Other Big Questions between V1.1 and v2.0

These advanced features of the aggregator aren’t the only big questions that we can expect to simmer and percolate across the next few "minor versions". Additionally, the interop issues around existing metadata standards (not just major W3C standards, but real-world ones from industry and library sciences) are potentially inexhaustible, as the group's Metadata specification gives scaffolding for inserting any structured metadata into assertions.

A slightly less vast but still very open-ended interoperability question is which DID methods to recommend or even require of all implementers, and how to manage or triage the remainder of the list of possible current (and future!) DID methods. Intersecting with the ongoing work of the DID Method Standardization Working Group, and older efforts like DID Traits to define equivalence or translatability between DID methods with similar architectures, semantics and guarantees, there is something of a simmering backlog-debate about which forms of DID make how much sense for the CAWG use-cases.

Of course, the evaluation of DID methods for these tiered-accreditation and decentralized reputation use-cases necessarily includes more than just technical analysis; legal and business readiness factor in as well, including competitiveness and market health/structure considerations to keep media authenticity from being a perk in closed ecosystems.
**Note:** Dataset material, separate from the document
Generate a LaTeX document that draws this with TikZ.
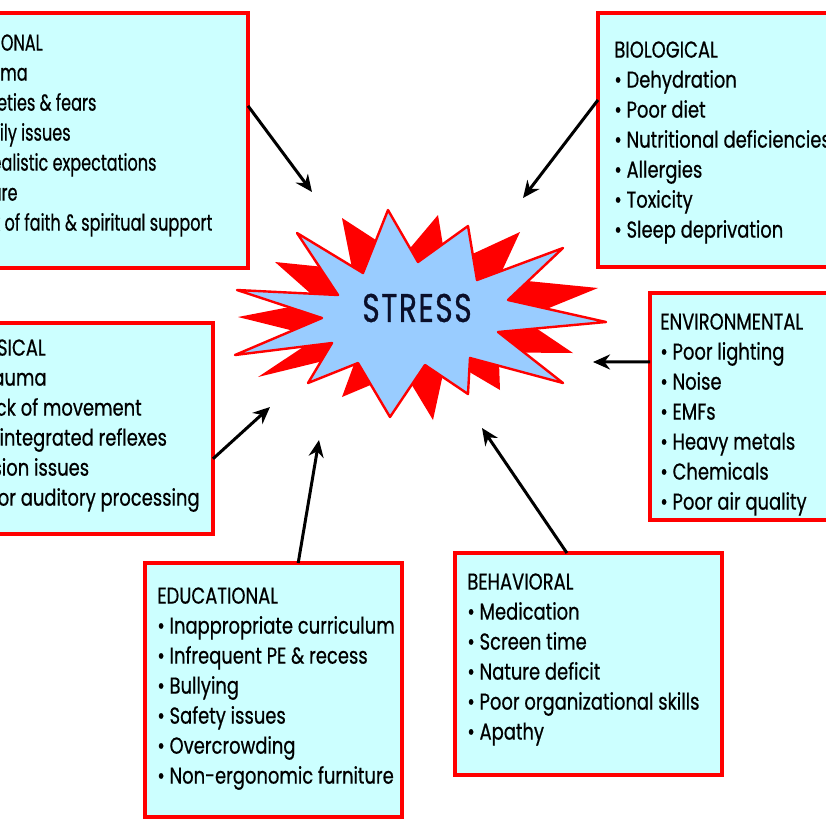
\documentclass[tikz,border=0pt]{standalone}
\usepackage{fontspec}
\setmainfont{Poppins}
\newfontfamily\boxfont[FakeStretch=0.78,FakeBold=0.6]{Poppins}
\newfontfamily\boxfontn[FakeStretch=0.70,FakeBold=0.6]{Poppins}
\newfontfamily\stressfont[FakeStretch=0.74,FakeBold=0.8,LetterSpace=4]{Poppins}
\usetikzlibrary{arrows.meta}
\definecolor{boxfill}{HTML}{CCFFFF}
\definecolor{starblue}{HTML}{99CCFF}
\definecolor{bordred}{HTML}{FF0000}
\definecolor{stressink}{HTML}{0A0F2A}
\begin{document}
\begin{tikzpicture}[x=0.5pt,y=-0.5pt,
  box/.style={draw=bordred, fill=boxfill, line width=2.3pt, inner sep=0pt, outer sep=0pt},
  list/.style={font=\boxfont\fontsize{11.5}{15}\selectfont, align=left, inner sep=0pt, text=black},
  listn/.style={list, font=\boxfontn\fontsize{11.5}{15}\selectfont},
  arr/.style={line width=1.5pt, -{Stealth[length=8.5pt,width=7.5pt]}}]
\useasboundingbox (0,0) rectangle (826,826);
\clip (0,0) rectangle (826,826);
\fill[white] (0,0) rectangle (826,826);

% boxes
\node[box, minimum width=139pt, minimum height=127.5pt] (emo) at (109,140.5) {};
\node[box, minimum width=131pt, minimum height=127pt] (bio) at (729,140) {};
\node[box, minimum width=105pt, minimum height=113.5pt] (env) at (755,406.5) {};
\node[box, minimum width=121.5pt, minimum height=105.5pt] (phy) at (91.5,428.5) {};
\node[box, minimum width=128.5pt, minimum height=127pt] (edu) at (273.5,690) {};
\node[box, minimum width=133.5pt, minimum height=111pt] (beh) at (588.5,664) {};

% texts
\node[listn, anchor=north west] (emoT) at (-47,34) {EMOTIONAL\\• Trauma\\• Anxieties \& fears\\• Family issues\\• Unrealistic expectations\\• Failure\\• Lack of faith \& spiritual support};
\node[list, anchor=north west] (bioT) at (614,41) {BIOLOGICAL\\• Dehydration\\• Poor diet\\• Nutritional deficiencies\\• Allergies\\• Toxicity\\• Sleep deprivation};
\node[list, anchor=north west] (envT) at (660,313) {ENVIRONMENTAL\\• Poor lighting\\• Noise\\• EMFs\\• Heavy metals\\• Chemicals\\• Poor air quality};
\node[list, anchor=north east] (phyT) at (200,339) {PHYSICAL\\• Trauma\\• Lack of movement\\• Unintegrated reflexes\\• Vision issues\\• Poor auditory processing};
\node[list, anchor=north west] (eduT) at (157,587) {EDUCATIONAL\\• Inappropriate curriculum\\• Infrequent PE \& recess\\• Bullying\\• Safety issues\\• Overcrowding\\• Non-ergonomic furniture};
\node[list, anchor=north west] (behT) at (467,573) {BEHAVIORAL\\• Medication\\• Screen time\\• Nature deficit\\• Poor organizational skills\\• Apathy};

% star
\fill[bordred] (342,218) -- (402.4,257.25) -- (438,215) -- (446.4,266.05) -- (520,232) -- (498.65,278.15) -- (598,288) -- (522.3,318.85) -- (573,353) -- (498.65,352.4) -- (500,390) -- (446.4,358.45) -- (433,420) -- (403.5,371.1) -- (342,397) -- (358.4,352.4) -- (258,377) -- (318.25,337) -- (238,317) -- (319.35,301.25) -- (275,262) -- (352.35,269.9) -- cycle;
\filldraw[fill=starblue, draw=bordred, line width=1.2pt, line join=round] (388,210) -- (418,262) -- (468,226) -- (477,280) -- (563,248) -- (508,300) -- (606,322) -- (498,332) -- (563,383) -- (470,358) -- (468,394) -- (425,365) -- (390,417) -- (358,363) -- (308,383) -- (332,343) -- (235,355) -- (322,318) -- (237,290) -- (338,295) -- (297,233) -- (363,273) -- cycle;
\node[font=\stressfont\fontsize{20}{24}\selectfont, text=stressink, inner sep=0pt] (stress) at (417,308) {STRESS};

% arrow tips
\coordinate (t1) at (312,192);
\coordinate (t2) at (523,198);
\coordinate (t3) at (593,362);
\coordinate (t4) at (270,407);
\coordinate (t5) at (319,440);
\coordinate (t6) at (482,428);

\draw[arr] (emo.14) -- (t1);
\draw[arr] (bio.163) -- (t2);
\draw[arr] (env.157) -- (t3);
\draw[arr] (phy.-14) -- (t4);
\draw[arr] (edu.79.5) -- (t5);
\draw[arr] (beh.101) -- (t6);
\end{tikzpicture}
\end{document}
Luckily, the new co-chair Scott Perry brings much experience and open lines of dialogue with multiple working groups at the Trust-over-IP Foundation which work on exactly these aspects of DID technology and business processes. In particular, agentic identity is a topic that ToIP generally, and Scott specifically, are bringing into the scope of the WG, so keep an eye out for issues and PRs along those lines in the coming months as well.